SET EXERCISE:
Copy out the data exactly, leaving the pictures behind.

SUPPLIED DATA:
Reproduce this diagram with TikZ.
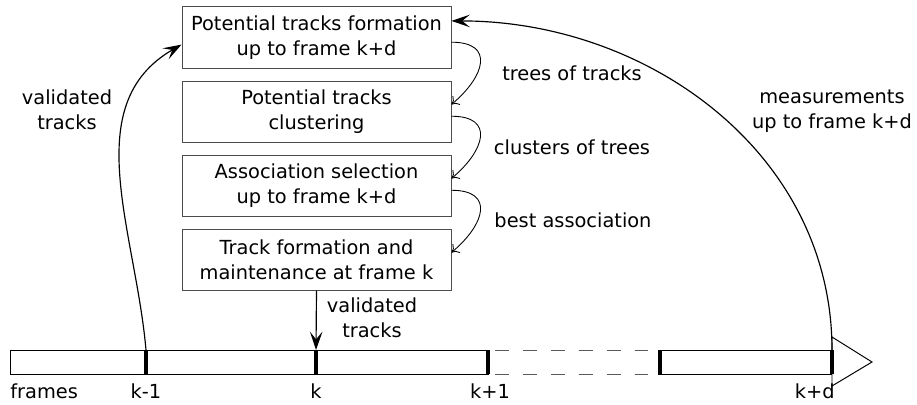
\documentclass[tikz,border=0pt]{standalone}
\usepackage{fontspec}
\setmainfont{DejaVu Sans}
\usetikzlibrary{arrows.meta,positioning}

\tikzset{
	stage/.style={draw=black!70,line width=0.5pt,minimum width=138.8pt,minimum height=31.5pt,inner sep=0pt,align=center,font=\fontsize{10}{13}\selectfont},
	lbl/.style={inner sep=0pt,align=center,font=\fontsize{10}{13}\selectfont},
	flow/.style={line width=0.6pt,-{Stealth[length=9.5pt,width=6.5pt,inset=4pt]}},
	hop/.style={line width=0.45pt,-{To[length=3.5pt,width=6pt]}},
	frametick/.style={line width=2pt},
	bar/.style={line width=0.5pt}
}

\begin{document}
	\begin{tikzpicture}[x=0.516pt,y=0.516pt]
		\useasboundingbox (0,0) rectangle (917,-405);
		
		\node[stage] (F1) at (316.5,-37.5) {Potential tracks formation\\up to frame k+d};
		\node[stage,below=6.2pt of F1] (F2) {Potential tracks\\clustering};
		\node[stage,below=6.2pt of F2] (F3) {Association selection\\up to frame k+d};
		\node[stage,below=6.2pt of F3] (F4) {Track formation and\\maintenance at frame k};
		
		%\draw[help lines] (0,0) grid (917,-405);
		\draw[bar] (10,-350) rectangle (488,-374);
		\draw[bar,black!65,dash pattern=on 7.2pt off 7.2pt,dash phase=10.8pt] (488,-350) -- (658,-350) (488,-374) -- (658,-374);
		\draw[bar] (658,-350) rectangle (832,-374);
		\draw[bar,fill=white] (832,-337) -- (872,-362) -- (832,-386) -- cycle;
		
		\coordinate (T1) at (146,-350);
		\coordinate (Tk) at (316,-350);
		\coordinate (T2) at (488,-350);
		\coordinate (T3) at (660,-350);
		\coordinate (Td) at (832,-350);
		\foreach \t in {T1,Tk,T2,T3,Td}
			\draw[frametick] (\t) -- ++(0,-24);
		
		\node[lbl,anchor=base west] (frames) at (10,-398.5) {frames};
		\node[lbl,anchor=base] (L1) at (146,-398.5) {k-1};
		\node[lbl,anchor=base] (Lk) at (316,-398.5) {k};
		\node[lbl,anchor=base] (L2) at (490,-398.5) {k+1};
		\node[lbl,anchor=base east] (Ld) at (835,-398.5) {k+d};
		
		\draw[hop] (F1.-2) to[out=0,in=40,looseness=1.8] (F2.3);
		\draw[hop] (F2.-2) to[out=0,in=40,looseness=1.8] (F3.3);
		\draw[hop] (F3.-2) to[out=0,in=40,looseness=1.8] (F4.3);
		\node[lbl] (trees) at (572,-73) {trees of tracks};
		\node[lbl] (clusters) at (572,-147) {clusters of trees};
		\node[lbl] (best) at (573,-220) {best association};
		
		\draw[flow] (T1) to[out=95,in=210] (F1.183);
		\node[lbl] (valL) at (67,-110) {validated\\tracks};
		\draw[flow] (Td) to[out=90,in=0] (F1.7);
		\node[lbl] (meas) at (832,-111) {measurements\\up to frame k+d};
		\draw[flow] (F4.south) -- (Tk);
		\node[lbl] (valK) at (372,-318) {validated\\tracks};
	\end{tikzpicture}
\end{document}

OUTPUT FOR THIS TASK:
Reproduce this diagram with TikZ.
\documentclass[tikz,border=0pt]{standalone}
\usepackage{fontspec}
\setmainfont{DejaVu Sans}
\usetikzlibrary{arrows.meta,positioning}

\tikzset{
	stage/.style={draw=black!70,line width=0.5pt,minimum width=138.8pt,minimum height=31.5pt,inner sep=0pt,align=center,font=\fontsize{10}{13}\selectfont},
	lbl/.style={inner sep=0pt,align=center,font=\fontsize{10}{13}\selectfont},
	flow/.style={line width=0.6pt,-{Stealth[length=9.5pt,width=6.5pt,inset=4pt]}},
	hop/.style={line width=0.45pt,-{To[length=3.5pt,width=6pt]}},
	frametick/.style={line width=2pt},
	bar/.style={line width=0.5pt}
}

\begin{document}
	\begin{tikzpicture}[x=0.516pt,y=0.516pt]
		\useasboundingbox (0,0) rectangle (917,-405);
		
		\node[stage] (F1) at (316.5,-37.5) {Potential tracks formation\\up to frame k+d};
		\node[stage,below=6.2pt of F1] (F2) {Potential tracks\\clustering};
		\node[stage,below=6.2pt of F2] (F3) {Association selection\\up to frame k+d};
		\node[stage,below=6.2pt of F3] (F4) {Track formation and\\maintenance at frame k};
		
		%\draw[help lines] (0,0) grid (917,-405);
		\draw[bar] (10,-350) rectangle (488,-374);
		\draw[bar,black!65,dash pattern=on 7.2pt off 7.2pt,dash phase=10.8pt] (488,-350) -- (658,-350) (488,-374) -- (658,-374);
		\draw[bar] (658,-350) rectangle (832,-374);
		\draw[bar,fill=white] (832,-337) -- (872,-362) -- (832,-386) -- cycle;
		
		\coordinate (T1) at (146,-350);
		\coordinate (Tk) at (316,-350);
		\coordinate (T2) at (488,-350);
		\coordinate (T3) at (660,-350);
		\coordinate (Td) at (832,-350);
		\foreach \t in {T1,Tk,T2,T3,Td}
			\draw[frametick] (\t) -- ++(0,-24);
		
		\node[lbl,anchor=base west] (frames) at (10,-398.5) {frames};
		\node[lbl,anchor=base] (L1) at (146,-398.5) {k-1};
		\node[lbl,anchor=base] (Lk) at (316,-398.5) {k};
		\node[lbl,anchor=base] (L2) at (490,-398.5) {k+1};
		\node[lbl,anchor=base east] (Ld) at (835,-398.5) {k+d};
		
		\draw[hop] (F1.-2) to[out=0,in=40,looseness=1.8] (F2.3);
		\draw[hop] (F2.-2) to[out=0,in=40,looseness=1.8] (F3.3);
		\draw[hop] (F3.-2) to[out=0,in=40,looseness=1.8] (F4.3);
		\node[lbl] (trees) at (572,-73) {trees of tracks};
		\node[lbl] (clusters) at (572,-147) {clusters of trees};
		\node[lbl] (best) at (573,-220) {best association};
		
		\draw[flow] (T1) to[out=95,in=210] (F1.183);
		\node[lbl] (valL) at (67,-110) {validated\\tracks};
		\draw[flow] (Td) to[out=90,in=0] (F1.7);
		\node[lbl] (meas) at (832,-111) {measurements\\up to frame k+d};
		\draw[flow] (F4.south) -- (Tk);
		\node[lbl] (valK) at (372,-318) {validated\\tracks};
	\end{tikzpicture}
\end{document}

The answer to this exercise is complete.